1. Audit your top 20 products
Break them into four buckets. Impulse buy. Visual lifestyle. Research-heavy. Evergreen utility.
That one step will tell you where each product should live.
2. Match the format to the platform
TikTok needs a quick hook. Instagram needs a clean visual story. YouTube needs useful detail. Amazon needs concise proof that the product solves the problem.
Same product, different job.
3. Stop judging every platform by last-click sales only
This is a common mistake. TikTok may create demand. Instagram may build trust. YouTube may answer objections. Amazon may catch the final conversion.
If you only credit the last tap, you will undervalue the channels doing the hard work earlier in the buying journey.

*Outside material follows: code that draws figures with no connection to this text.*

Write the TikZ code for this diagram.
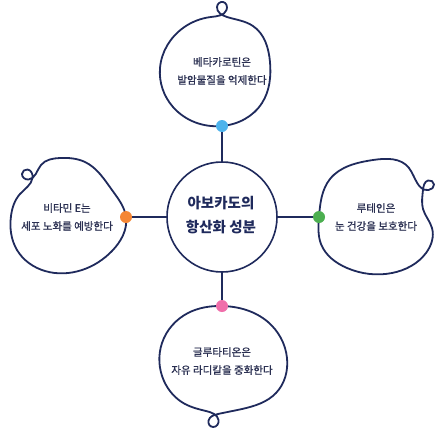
\documentclass[tikz,border=0pt]{standalone}
\usepackage{fontspec}
\usetikzlibrary{hobby}
\newfontfamily\kr{Noto Sans CJK KR}
\newfontfamily\krm[FakeBold=0.9]{Noto Sans CJK KR}
\definecolor{navy}{HTML}{1F2A5C}
\definecolor{txt}{HTML}{2B3052}
\definecolor{dblue}{HTML}{4DB3EC}
\definecolor{dorange}{HTML}{F58634}
\definecolor{dgreen}{HTML}{4CAF50}
\definecolor{dpink}{HTML}{F06EAA}
\tikzset{
  blob/.style={draw=navy, line width=1.8pt, line join=round, use Hobby shortcut, closed=true},
  link/.style={draw=navy, line width=1.6pt},
  dotnode/.style={circle, fill=#1, minimum size=12pt, inner sep=0pt},
  label/.style={font=\krm\fontsize{10.5}{18}\selectfont, text=txt, align=center, inner sep=0pt},
  hub/.style={circle, draw=navy, line width=1.6pt, minimum size=110pt, inner sep=0pt, fill=white},
  hubtext/.style={font=\kr\bfseries\fontsize{14.5}{24}\selectfont, text=navy, align=center, inner sep=0pt}
}
\begin{document}
\begin{tikzpicture}[x=1pt,y=-1pt]
\useasboundingbox[fill=white] (0,0) rectangle (444,434);
% blobs
\draw[blob] (222,126) .. (173,107) .. (160,68) .. (183,28) .. (211,17) .. (226.5,10) .. (223,2) .. (217,7) .. (227,17) .. (253,26) .. (270,62) .. (262,103);
\draw[blob] (126,217) .. (112,190) .. (85,162) .. (60,158) .. (41,165) .. (28.5,179.5) .. (22,174) .. (27.5,169.5) .. (32.5,178) .. (20,194) .. (11,216) .. (17,250) .. (45,271) .. (82,270) .. (112,251);
\draw[blob] (319,217) .. (330,179) .. (373,160) .. (409,168) .. (428.5,190) .. (434,184.5) .. (428,180.5) .. (423,190) .. (423,209) .. (432,228) .. (426,253) .. (392,273) .. (347,268) .. (321,244);
\draw[blob] (222,306) .. (268,322) .. (287,358) .. (276,393) .. (242,409) .. (218,414) .. (208.5,420.5) .. (213,427) .. (218.5,420) .. (206,411) .. (185,404) .. (164,381) .. (162,343) .. (188,313);
% hub
\node[hub] (c) at (222,217) {};
\node[hubtext] (ct) at (221,215) {아보카도의\\항산화 성분};
% dot positions
\coordinate (dt) at (222,126);
\coordinate (dl) at (126,217);
\coordinate (dr) at (319,217);
\coordinate (db) at (222,306);
\draw[link] (c) -- (dt);
\draw[link] (c) -- (dl);
\draw[link] (c) -- (dr);
\draw[link] (c) -- (db);
\node[dotnode=dblue] (ndt) at (dt) {};
\node[dotnode=dorange] (ndl) at (dl) {};
\node[dotnode=dgreen] (ndr) at (dr) {};
\node[dotnode=dpink] (ndb) at (db) {};
% labels
\node[label] (tt) at (222,71) {베타카로틴은\\발암물질을 억제한다};
\node[label] (tl) at (67,217) {비타민 E는\\세포 노화를 예방한다};
\node[label] (tr) at (376,217) {루테인은\\눈 건강을 보호한다};
\node[label] (tb) at (222,361) {글루타티온은\\자유 라디칼을 중화한다};
\end{tikzpicture}
\end{document}
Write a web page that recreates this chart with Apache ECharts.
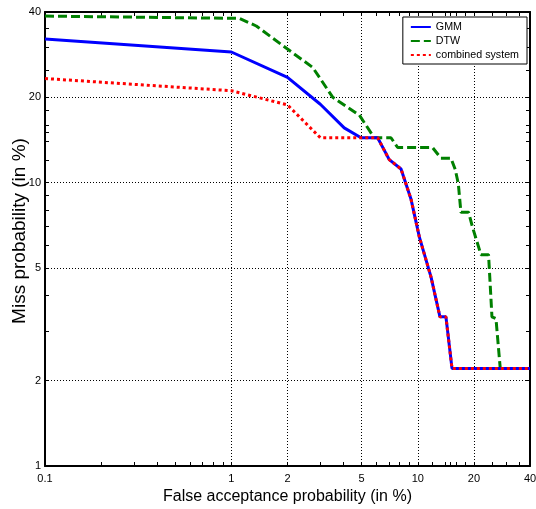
<!DOCTYPE html>
<html>
<head>
<meta charset="utf-8">
<script src="https://cdn.jsdelivr.net/npm/echarts/dist/echarts.min.js"></script>
<style>
html,body{margin:0;padding:0;background:#fff;}
#chart{width:536px;height:509px;}
</style>
</head>
<body>
<div id="chart"></div>
<script>
// ---- data ----
const seriesNames = ['GMM', 'DTW', 'combined system'];

const gmmX = [0.1, 1, 2, 3, 4.03, 4.96, 6.09, 7.03, 8.13, 9.19, 10.2, 11.78, 13.15, 14.16, 15.26, 40];
const gmmY = [32.1, 28.9, 23.5, 18.9, 15.6, 14.4, 14.4, 12.05, 11.17, 8.76, 6.42, 4.64, 3.36, 3.36, 2.21, 2.21];

const dtwX = [0.1, 1, 1.1, 1.36, 2.0, 2.73, 3.5, 4.86, 5.84, 7.18, 7.8, 12.0, 13.3, 15.07, 15.9, 16.5, 17.04, 18.73, 19.67, 21.82, 23.97, 25.0, 26.27, 27.7, 40];
const dtwY = [38.7, 38.0, 38.0, 35.7, 29.6, 25.5, 20.0, 17.3, 14.4, 14.4, 13.3, 13.3, 12.2, 12.2, 11.1, 9.9, 7.86, 7.86, 6.96, 5.57, 5.57, 3.36, 3.31, 2.21, 2.21];

const combX = [0.1, 1, 2, 3, 6.09, 7.03, 8.13, 9.19, 10.2, 11.78, 13.15, 14.16, 15.26, 40];
const combY = [23.3, 21.1, 18.8, 14.4, 14.4, 12.05, 11.17, 8.76, 6.42, 4.64, 3.36, 3.36, 2.21, 2.21];

const xLabels = [0.1, 1, 2, 5, 10, 20, 40];
const xMinor = [0.2, 0.3, 0.4, 0.5, 0.6, 0.7, 0.8, 0.9, 3, 4, 6, 7, 8, 9, 12, 14, 15, 16, 18, 25, 30, 35];
const yLabels = [1, 2, 5, 10, 20, 40];
const yMinor = [3, 4, 6, 7, 8, 9, 12, 14, 15, 16, 18, 25, 30, 35];
const xGrid = [1, 2, 5, 10, 20];
const yGrid = [2, 5, 10, 20];

// ---- chart ----
const FONT = 'Liberation Sans, Arial, sans-serif';
const zip = (xs, ys) => xs.map((x, i) => [x, ys[i]]);

function makeAxis(isX, position, showLabels) {
  const labels = isX ? xLabels : yLabels;
  const ticks = labels.concat(isX ? xMinor : yMinor);
  return {
    type: 'log',
    logBase: 10,
    position: position,
    min: isX ? 0.1 : 1,
    max: 40,
    axisLine: { show: true, onZero: false, lineStyle: { color: '#000', width: 2 } },
    axisTick: { show: true, inside: true, length: 4, customValues: ticks, lineStyle: { color: '#000', width: 1 } },
    axisLabel: {
      show: showLabels,
      customValues: labels,
      color: '#000',
      fontSize: 11,
      fontFamily: FONT,
      margin: isX ? 7 : 4,
      formatter: v => String(+v.toPrecision(6))
    },
    splitLine: { show: false },
    minorTick: { show: false },
    minorSplitLine: { show: false },
    name: showLabels ? (isX ? 'False acceptance probability (in %)' : 'Miss probability (in %)') : '',
    nameLocation: 'middle',
    nameMoveOverlap: isX,
    nameGap: isX ? 21 : 16,
    nameTextStyle: {
      color: '#000', fontSize: isX ? 16 : 19, fontFamily: FONT,
      padding: isX ? 0 : [0, 0, 0, 16]
    }
  };
}

const chart = echarts.init(document.getElementById('chart'), null, { renderer: 'canvas' });
chart.setOption({
  animation: false,
  backgroundColor: '#fff',
  grid: { left: 45, right: 6, top: 12, bottom: 43, containLabel: false, outerBoundsMode: 'none' },
  xAxis: [makeAxis(true, 'bottom', true), makeAxis(true, 'top', false)],
  yAxis: [makeAxis(false, 'left', true), makeAxis(false, 'right', false)],
  legend: {
    data: seriesNames,
    orient: 'vertical',
    right: 9,
    top: 17,
    backgroundColor: '#fff',
    borderColor: '#000',
    borderWidth: 1,
    borderRadius: 0,
    padding: [3, 8, 2, 7],
    itemGap: 0,
    itemWidth: 20,
    itemHeight: 14,
    itemStyle: { opacity: 0, borderWidth: 0 },
    textStyle: { color: '#000', fontSize: 10.7, lineHeight: 14, fontFamily: FONT },
    selectedMode: false
  },
  series: [
    {
      name: 'gridlines', type: 'line', data: [], silent: true, z: 1,
      markLine: {
        silent: true, z: 1, animation: false,
        symbol: ['none', 'none'],
        label: { show: false },
        emphasis: { disabled: true },
        lineStyle: { color: '#000', type: [1, 2], width: 1 },
        data: xGrid.map(v => ({ xAxis: v })).concat(yGrid.map(v => ({ yAxis: v })))
      }
    },
    {
      name: 'GMM', type: 'line', data: zip(gmmX, gmmY), showSymbol: false, symbol: 'none', z: 3,
      lineStyle: { color: '#0000ff', width: 3 }, itemStyle: { color: '#0000ff' }
    },
    {
      name: 'DTW', type: 'line', data: zip(dtwX, dtwY), showSymbol: false, symbol: 'none', z: 2,
      lineStyle: { color: '#008000', width: 3, type: [9, 4] }, itemStyle: { color: '#008000' }
    },
    {
      name: 'combined system', type: 'line', data: zip(combX, combY), showSymbol: false, symbol: 'none', z: 4,
      lineStyle: { color: '#ff0000', width: 3, type: [3, 3], cap: 'butt' }, itemStyle: { color: '#ff0000' }
    }
  ]
});
</script>
</body>
</html>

4. Build direct audience touchpoints
Try an email list, a simple landing page, or at minimum a link hub you control. If one platform changes payouts or visibility overnight, you need a way to keep your audience connected to you, not just the app.
At a Glance: Comparison
| Feature/Aspect | Details | Verdict |
|---|---|---|
| Discovery and reach | TikTok and Instagram are better at pushing content to new audiences. Amazon mainly captures shoppers already near a purchase. YouTube is strong for search-driven discovery over time. | Best for growth: TikTok. Best for evergreen discovery: YouTube. |
| Sales visibility and feedback | Creators often complain that Amazon reporting is less clear than it needs to be. TikTok Shop generally gives stronger commerce signals, while Instagram and YouTube fit better into broader funnel tracking. | Best for readable commerce feedback: TikTok Shop. |
| Best content type | Amazon works for short proof-based product clips. TikTok wins on demos and trends. Instagram fits aesthetic and trust content. YouTube wins for reviews, comparisons and tutorials. | Use all four, but give each a different role. |
Conclusion
A lot of small creators and brands are genuinely confused right now, and for good reason. Amazon’s influencer program is changing fast, reporting is getting worse and earnings can feel random. At the same time, TikTok Shop, Instagram Reels and YouTube Shopping are proving they are more than side bets. They are real sales channels when you use them the right way. The good news is you do not need to guess. If you understand the new Amazon headwinds, what TikTok Shop and Instagram are rewarding, and how to split your catalog and content formats across all four platforms, you can protect your income and stop wasting effort where the algorithm is stacked against you. That is the real win here. Post with a plan, not out of habit, and put your best energy where shoppers actually move from watching to buying in 2026.